Heather Hurlburt: I actually think South Africa is in some ways a good analogy to what we're facing with Russia in that it's a large self-sufficient society. Quite Apartheid Era South Africa, for listeners who don't remember this as you and I do, really prided itself on its self-reliance, and its ability to go it alone in the face of the world.
Eventually, sanctions and other measures did help change the internal balance of power, but it took more than a decade. That's the first thing to say. It took a long time, a lot of deaths, scars in South African society that are not anywhere near killed, and even though not the kind of open warfare that you're seeing in Ukraine.
The other thing that happened, frankly, in South Africa was that geopolitics changed. The cold war was ending, and frankly, the West had propped up in many ways the apartheid regime on the theory that it was better than communism, and at a certain point, the leadership of white South Africa understood that with the decline of the Soviet Union, they weren't going to be able to count on that support anymore, so they better make a deal now. I don't see anything like that.
The only comparable thing would be if China, frankly, turns on Moscow at some point, that would be the comparable international pressure. That's the one big escape valve that Moscow has right now. Is to the extent that it can sell goods, sell energy, and buy goods, or bring in goods through China. That's its escape valve from Western.
Brian Lehrer: For you as a former State Department official, and now with New America Foundation as a foreign policy think tank, what do you think China's position is? What do you think they're struggling with internally, and will China get on board with the rest of the world? It was one of the few countries not to vote to condemn the Russian invasion at the United Nations General Assembly the other day, they were just five.
Heather Hurlburt: It's really interesting that China didn't vote to condemn it, but didn't vote against it and didn't use its veto in the Security Council. It let Russia veto in the Security Council.
Brian Lehrer: China abstained.
Heather Hurlburt: Yes. On the one hand, Moscow is an ally of Beijing's and Beijing does not like NATO. Does not like the amount and variety of military pressure that the US and its allies are able to exert through NATO and would be very happy to see Putin administer a defeat, a pushback to NATO, as I think Putin originally envisaged.
On the other hand, Beijing is very sensitive about the idea of not changing borders by force. Interestingly, it doesn't think that Ukraine is the same as Taiwan, because it thinks Ukraine is an independent country, recognized at the United Nations, whereas it says Taiwan has no status.
For Beijing, this is awkward, and it, on the one hand, is happy to support Putin. Maybe is even happy to see Putin a little weakened so that he understands he's not a peer of Beijing, but also not interested in being dragged into a mess or being embarrassed and made to look bad. On the other hand, the longer this goes on, the more the US is distracted from competing in Asia.
I'm not super optimistic about China being willing to fully get on board with anything that looks like a US-led initiative, or the resurgence of US power over Russia, but I also don't expect to see it get fully on board with what Putin is trying to do, because, frankly, as you intimated, it makes Beijing look bad.

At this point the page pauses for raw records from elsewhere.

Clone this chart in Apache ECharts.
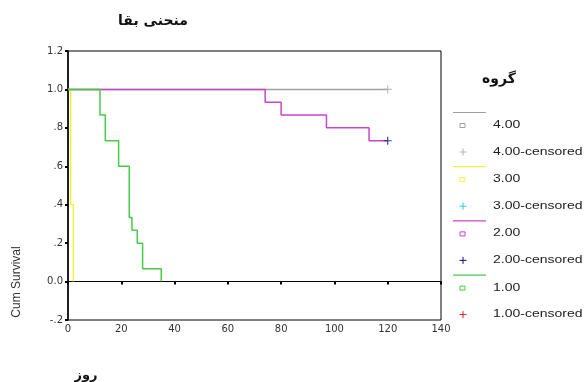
<!DOCTYPE html>
<html><head><meta charset="utf-8">
<script src="https://cdn.jsdelivr.net/npm/echarts@6/dist/echarts.min.js"></script>
<style>html,body{margin:0;padding:0;background:#fff}#c{width:588px;height:382px}</style>
</head><body><div id="c"></div>
<script>
// ---- data ----
var titleText = 'منحنی بقا';
var xName = 'روز';
var yName = 'Cum Survival';
var legendTitle = 'گروه';
var xTicks = [0, 20, 40, 60, 80, 100, 120, 140];
var yTickLabels = ['-.2', '0.0', '.2', '.4', '.6', '.8', '1.0', '1.2'];
var groupNames = ['4.00', '3.00', '2.00', '1.00'];
var censorNames = ['4.00-censored', '3.00-censored', '2.00-censored', '1.00-censored'];
var lineColors = ['#a0a0a0', '#f2f23c', '#cc44cc', '#44cc44'];
var censorColors = ['#b0b0b0', '#33cccc', '#10108c', '#d42020'];
var survival4 = [[0, 1], [120, 1]];
var censor4 = [[120, 1]];
var survival3 = [[0, 1], [1, 0.4], [2, 0]];
var censor3 = [];
var survival2 = [[0, 1], [74, 0.933], [80, 0.867], [97, 0.8], [113, 0.733], [120, 0.733]];
var censor2 = [[120, 0.733]];
var survival1 = [[0, 1], [12, 0.867], [14, 0.733], [19, 0.6], [23, 0.333], [24, 0.267], [26, 0.2], [28, 0.067], [35, 0]];
var censor1 = [];

var survivals = [survival4, survival3, survival2, survival1];
var censors = [censor4, censor3, censor2, censor1];

var plusPath = 'path://M3.4,0h1.2v3.4h3.4v1.2h-3.4v3.4h-1.2v-3.4h-3.4v-1.2h3.4z';

var chart = echarts.init(document.getElementById('c'), null, {renderer: 'canvas'});
var series = [];
for (var i = 0; i < 4; i++) {
  series.push({
    name: groupNames[i], type: 'line', step: 'end', data: survivals[i],
    showSymbol: false, symbol: 'none', silent: true,
    lineStyle: {color: lineColors[i], width: 1.5}, z: 2 + i
  });
  series.push({
    name: censorNames[i], type: 'scatter', data: censors[i],
    symbol: plusPath, symbolSize: 8, silent: true,
    itemStyle: {color: censorColors[i]}, z: 10
  });
}

// legend graphics
var graphics = [];
var lg0 = 112.5, step = 54.2;
graphics.push({type: 'text', left: 482, top: 72, style: {text: legendTitle, font: 'bold 14px "DejaVu Sans"', fill: '#111'}});
for (var k = 0; k < 4; k++) {
  var y = lg0 + k * step;
  graphics.push({type: 'line', shape: {x1: 453, y1: y, x2: 486, y2: y}, style: {stroke: lineColors[k], lineWidth: 1.2}});
  graphics.push({type: 'rect', shape: {x: 460, y: y + 11, width: 5, height: 4}, style: {stroke: lineColors[k], fill: 'none', lineWidth: 1}});
  graphics.push({type: 'text', x: 493, y: y + 12.7, scaleX: 1.4, style: {text: groupNames[k], font: '10px "Liberation Sans"', fill: '#222', verticalAlign: 'middle'}});
  var py = y + 39.5;
  graphics.push({type: 'line', shape: {x1: 459.5, y1: py, x2: 466.5, y2: py}, style: {stroke: censorColors[k], lineWidth: 1}});
  graphics.push({type: 'line', shape: {x1: 463, y1: py - 3.5, x2: 463, y2: py + 3.5}, style: {stroke: censorColors[k], lineWidth: 1}});
  graphics.push({type: 'text', x: 493, y: py, scaleX: 1.4, style: {text: censorNames[k], font: '10px "Liberation Sans"', fill: '#222', verticalAlign: 'middle'}});
}
graphics.push({type: 'text', x: 17, y: 282, rotation: Math.PI / 2, style: {text: yName, font: '12px "Liberation Sans"', fill: '#333', align: 'center', verticalAlign: 'middle'}});
graphics.push({type: 'text', x: 86, y: 376, style: {text: xName, font: 'bold 13px "DejaVu Sans"', fill: '#111', align: 'center', verticalAlign: 'middle'}});

chart.setOption({
  animation: false,
  backgroundColor: '#fff',
  title: {text: titleText, left: 148, top: 9, textAlign: 'center',
    textStyle: {fontFamily: 'DejaVu Sans', fontWeight: 'bold', fontSize: 14, color: '#111'}},
  grid: {left: 68, right: 147, top: 51, bottom: 62, show: true, borderColor: '#000', borderWidth: 1},
  xAxis: {
    type: 'value', min: xTicks[0], max: xTicks[xTicks.length - 1], interval: 20,
    axisLine: {show: true, lineStyle: {color: '#000', width: 1}},
    axisTick: {show: true, length: 3, lineStyle: {color: '#000', width: 2}},
    axisLabel: {margin: 4, fontFamily: 'DejaVu Sans', fontSize: 10, color: '#333'},
    splitLine: {show: false}
  },
  yAxis: {
    type: 'value', min: -0.2, max: 1.2, interval: 0.2,
    axisLine: {show: true, lineStyle: {color: '#000', width: 1.5}},
    axisTick: {show: true, length: 3, lineStyle: {color: '#000', width: 2}},
    axisLabel: {margin: 5, fontFamily: 'DejaVu Sans', fontSize: 10, color: '#333',
      formatter: function (v) { return yTickLabels[Math.round((v + 0.2) / 0.2)]; }},
    splitLine: {show: false}
  },
  series: series,
  graphic: graphics
});
</script></body></html>
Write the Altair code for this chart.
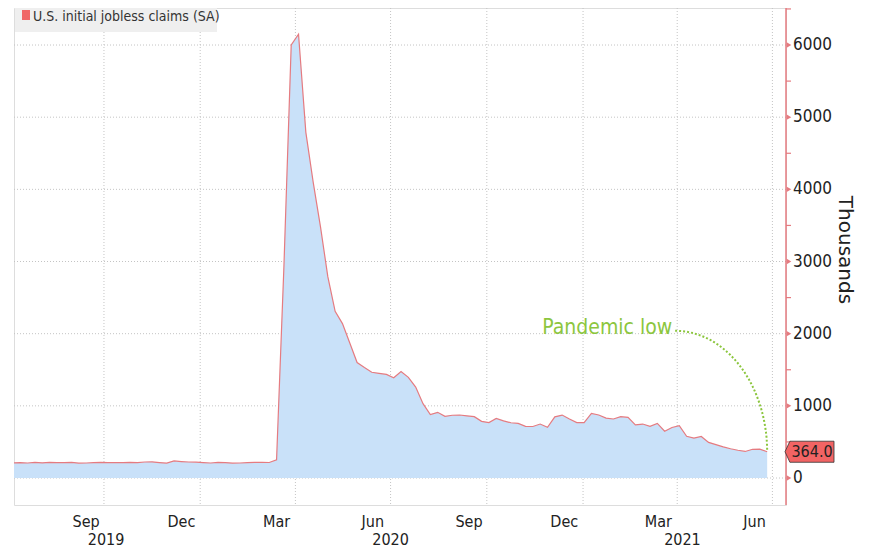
import altair as alt
import pandas as pd
import numpy as np

# ---- data (weekly U.S. initial jobless claims, SA, thousands), week ending Saturdays from 2019-07-06
claims_2019 = [210, 214, 208, 216, 210, 218, 212, 214, 216, 206, 208, 213, 218,
               212, 215, 212, 218, 212, 222, 224, 214, 206, 236, 228, 222, 220]
claims_2020_pre = [214, 208, 218, 214, 206, 208, 212, 218, 216, 215, 252]
claims_2020_post = [2920, 6000, 6150, 4790, 4100, 3480, 2790, 2310, 2140, 1870, 1600,
                    1530, 1465, 1450, 1435, 1390, 1475, 1395, 1260, 1030, 880, 910,
                    855, 870, 873, 862, 850, 785, 768, 826, 792, 766, 756, 716, 714,
                    748, 702, 848, 872, 818, 768]
claims_2021 = [768, 895, 873, 830, 818, 850, 840, 736, 748, 716, 756, 648, 700,
               724, 578, 553, 575, 494, 462, 432, 405, 385, 368, 398, 400, 364]
first_week = "2019-07-06"

month_dates = ["2019-09-14", "2019-12-14", "2020-03-14", "2020-06-14",
               "2020-09-14", "2020-12-14", "2021-03-14", "2021-06-14"]
month_labels = ["Sep", "Dec", "Mar", "Jun", "Sep", "Dec", "Mar", "Jun"]
year_dates = ["2019-10-03", "2020-07-01", "2021-04-06"]
year_labels = ["2019", "2020", "2021"]
vgrid_dates = ["2019-10-01", "2020-01-01", "2020-04-01", "2020-07-01",
               "2020-10-01", "2021-01-01", "2021-04-01", "2021-07-01"]
major_ticks = [0, 1000, 2000, 3000, 4000, 5000, 6000]
minor_ticks = [500, 1500, 2500, 3500, 4500, 5500, 6500]
axis_title = "Thousands"

legend_label = "U.S. initial jobless claims (SA)"
annot_label = "Pandemic low"
annot_date = "2020-11-23"
annot_value = 2000
connector_start_date = "2021-03-30"
connector_start_value = 2040

# ---- layout / styles
W, H = 772, 497
COND = "DejaVu Sans Condensed"
RED = "#e57b80"
GREEN = "#8cc63e"
GRID = "#c4c4c4"
TXT = "#222222"

values = claims_2019 + claims_2020_pre + claims_2020_post + claims_2021
dates = pd.date_range(first_week, periods=len(values), freq="7D")
df = pd.DataFrame({"date": dates, "claims": values})

x_scale = alt.Scale(domain=[alt.DateTime(year=2019, month=7, date=7),
                            alt.DateTime(year=2021, month=7, date=14)])
y_scale = alt.Scale(domain=[-374, 6513], nice=False, zero=False)

X = lambda f: alt.X(f, type="temporal", scale=x_scale, axis=None)
Y = lambda f: alt.Y(f, type="quantitative", scale=y_scale, axis=None)

# gridlines
vgrid = alt.Chart(pd.DataFrame({"d": pd.to_datetime(vgrid_dates)})).mark_rule(
    color=GRID, strokeDash=[1, 2], strokeWidth=1).encode(x=X("d"))
hgrid = alt.Chart(pd.DataFrame({"v": major_ticks})).mark_rule(
    color=GRID, strokeDash=[1, 2], strokeWidth=1).encode(y=Y("v"))

area = alt.Chart(df).mark_area(color="#c9e1f9", opacity=1, clip=True).encode(
    x=X("date"), y=Y("claims"), y2=alt.value(H))
line = alt.Chart(df).mark_line(color=RED, strokeWidth=1.2, clip=True).encode(
    x=X("date"), y=Y("claims"))

# right axis: domain line, minor ticks, major arrows, labels, title
axis_line = alt.Chart(pd.DataFrame({"a": [0]})).mark_rule(color=RED, strokeWidth=1.5).encode(
    x=alt.value(W), y=alt.value(0), y2=alt.value(H))
minor = alt.Chart(pd.DataFrame({"v": minor_ticks})).mark_rule(color=RED, strokeWidth=1.2).encode(
    x=alt.value(W), x2=alt.value(W + 5), y=Y("v"))
arrows = alt.Chart(pd.DataFrame({"v": major_ticks})).mark_point(
    shape="triangle-right", filled=True, color=RED, size=28, opacity=1).encode(
    x=alt.value(W + 3), y=Y("v"))
ylabels = alt.Chart(pd.DataFrame({"v": major_ticks, "t": [str(v) for v in major_ticks]})).mark_text(
    font=COND, fontSize=17, color=TXT, align="left", baseline="middle").encode(
    x=alt.value(W + 7), y=Y("v"), text="t:N")
ytitle = alt.Chart(pd.DataFrame({"t": [axis_title]})).mark_text(
    font="DejaVu Sans", fontSize=20, color=TXT, angle=90, align="center",
    baseline="middle").encode(x=alt.value(W + 59), y=alt.value(242), text="t:N")

# x labels
months = alt.Chart(pd.DataFrame({"d": pd.to_datetime(month_dates), "t": month_labels})).mark_text(
    font=COND, fontSize=16, color=TXT, baseline="alphabetic", align="center").encode(
    x=X("d"), y=alt.value(519), text="t:N")
years = alt.Chart(pd.DataFrame({"d": pd.to_datetime(year_dates), "t": year_labels})).mark_text(
    font=COND, fontSize=16, color=TXT, baseline="alphabetic", align="center").encode(
    x=X("d"), y=alt.value(537), text="t:N")

# annotation
annot = alt.Chart(pd.DataFrame({"d": [pd.Timestamp(annot_date)], "v": [annot_value],
                                "t": [annot_label]})).mark_text(
    font=COND, fontSize=21, color=GREEN, align="left", baseline="alphabetic").encode(
    x=X("d"), y=Y("v"), text="t:N")

t = np.linspace(0, np.pi / 2, 40)
c0 = pd.Timestamp(connector_start_date)
c1 = df["date"].iloc[-1]
span = (c1 - c0)
cdf = pd.DataFrame({
    "d": [c0 + span * float(s) for s in np.sin(t)],
    "v": values[-1] + (connector_start_value - values[-1]) * np.cos(t),
    "o": np.arange(len(t)),
})
connector = alt.Chart(cdf).mark_line(color=GREEN, strokeDash=[2, 2], strokeWidth=2).encode(
    x=X("d"), y=Y("v"), order="o:Q")

# last value tag
last = pd.DataFrame({"v": [values[-1]], "t": [f"{values[-1]:.1f}"]})
tag_shape = "M -1 0 L -0.8 -0.43 L 1 -0.43 L 1 0.43 L -0.8 0.43 Z"
tag = alt.Chart(last).mark_point(shape=tag_shape, filled=True, fill="#f26464",
                                 stroke="#333", strokeWidth=0.8, size=2401, opacity=1).encode(
    x=alt.value(W + 23.5), y=Y("v"))
tag_text = alt.Chart(last).mark_text(font=COND, fontSize=16, color=TXT,
                                     align="center", baseline="middle").encode(
    x=alt.value(W + 26), y=Y("v"), text="t:N")

# legend box
leg_bg = alt.Chart(pd.DataFrame({"a": [0]})).mark_rect(color="#efefef").encode(
    x=alt.value(1), x2=alt.value(203), y=alt.value(0), y2=alt.value(24))
leg_sq = alt.Chart(pd.DataFrame({"a": [0]})).mark_rect(color="#f06868").encode(
    x=alt.value(8), x2=alt.value(16), y=alt.value(2), y2=alt.value(12))
leg_tx = alt.Chart(pd.DataFrame({"t": [legend_label]})).mark_text(
    font=COND, fontSize=14, color="#333", align="left", baseline="alphabetic").encode(
    x=alt.value(19), y=alt.value(13), text="t:N")

chart = alt.layer(
    vgrid, hgrid, area, line, axis_line, minor, arrows, ylabels, ytitle, months, years,
    connector, annot, tag, tag_text, leg_bg, leg_sq, leg_tx
).properties(
    width=W, height=H, autosize="none",
    padding={"left": 6, "top": 0, "right": 76, "bottom": 45},
).configure_view(stroke=None).configure(background="white")

chart.save("out.html", embed_options={"renderer": "svg", "actions": False})
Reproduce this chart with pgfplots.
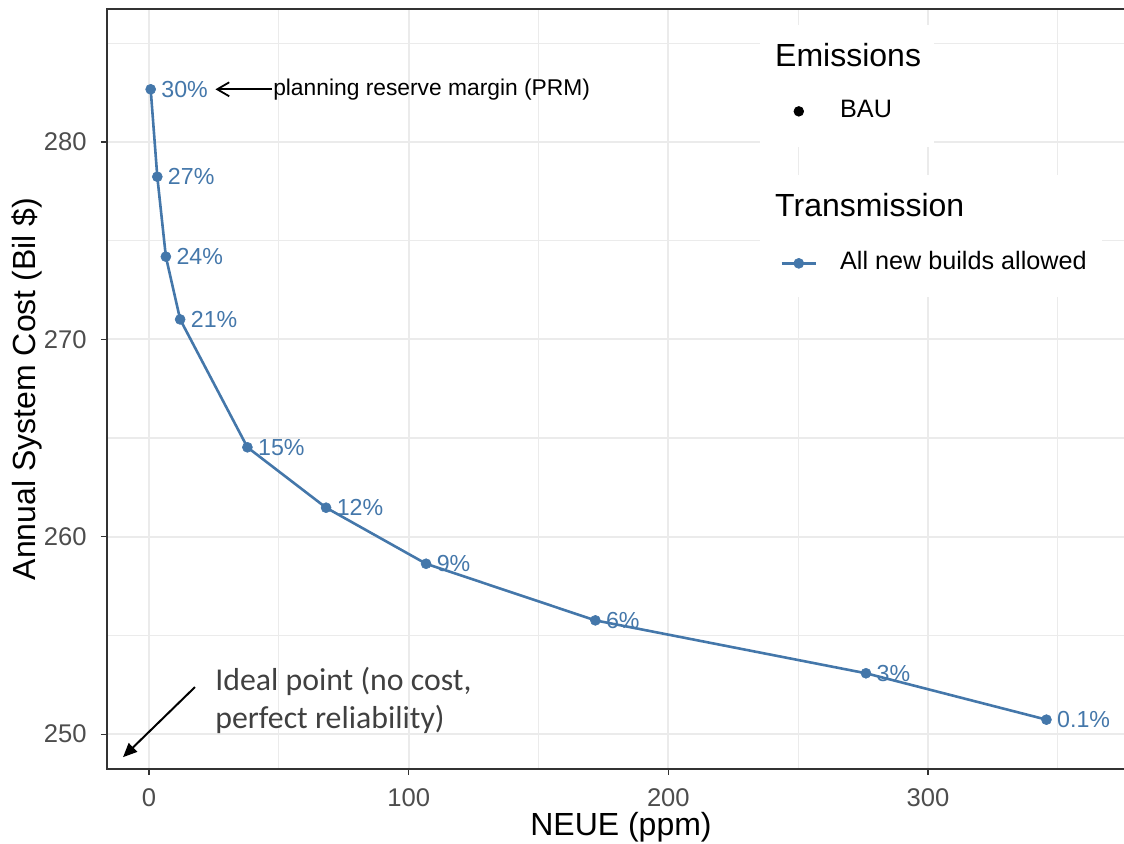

Brian Lehrer: Now, sanctions, we have to acknowledge, have collateral damage, and ultimately, it's the common Russian who's going to be hurt the most, the common European is also going to be hurt, the common American in certain ways. The Putin apologists on Fox News, those there who are, this is all they repeat, "Why are we doing this to ourselves? Economic sanctions are going to hurt Americans," but economic sanctions are going to have collateral damage on people who are not Vladimir Putin, or his oligarchs. Again, for you as a former Clinton administration official and think tank thinker now, how do you come up with a moral equation and the right answer?
Heather Hurlburt: One of the things that you've really got to do is, as much as you can, to cushion the blow for people. What you can do to keep oil and gas prices down to where you can quickly move to alternate energy sources to do that, to use the resources of government to help support people to really work with the private sector, which, frankly, has some discretion over how much they raise prices, and as you say, to keep us all in it together.
The other piece that makes the moral equation very challenging is, do you try to push as hard as you can, as fast as you can to get it over with quickly, even if, on the other side, that risks escalation and even more people dying? I don't want to sound like I think there's an easy or obvious moral equation here. The key point to make or anyone who tells you there's an easy and obvious moral answer is just not thinking hard enough, because the terrible tragedy of this, kind of what Putin has chose to do, is that thousands of people are going to die no matter what we do.
Brian Lehrer: How does this war end?
Heather Hurlburt: You've seen this, there's, I think, a variety of options, which combine in different forms, but one is that Putin loses power, which, frankly, at this point, is the logical import of the sanctions that they cause someone in Moscow to say, "This is ridiculous, we want to be able to back away from this and Putin can't."
Another is that some of Ukraine is absorbed into Russia, and some of Ukraine is left as a rump state, and you can imagine better and worse outcomes of what that looks like. From only Crimea and the two little microstatelets that Moscow attempted to create to Russia trying to hold more territory going further west.
I must say, with things having gone as badly as they have up to now, I don't see any prospect of Russia being able to take and hold all of Ukraine, and at some point that will sink into Moscow's thinking, but I also don't see any prospect of Ukrainians stopping fighting as long as Russia is holding significant slabs of Ukraine, and that, as I said, means that suffering and death go on for quite a while.
Brian Lehrer: Heather Hurlburt, director of the New Models of Policy Change Program at the New America Foundation. She worked in the Clinton administration for the State Department and as a Special Assistant to President Clinton. Thank you for your knowledge and thoughtfulness. We really appreciate it.
Heather Hurlburt: Thanks for having me.
Brian Lehrer: Brian Lehrer on WNYC, more to come.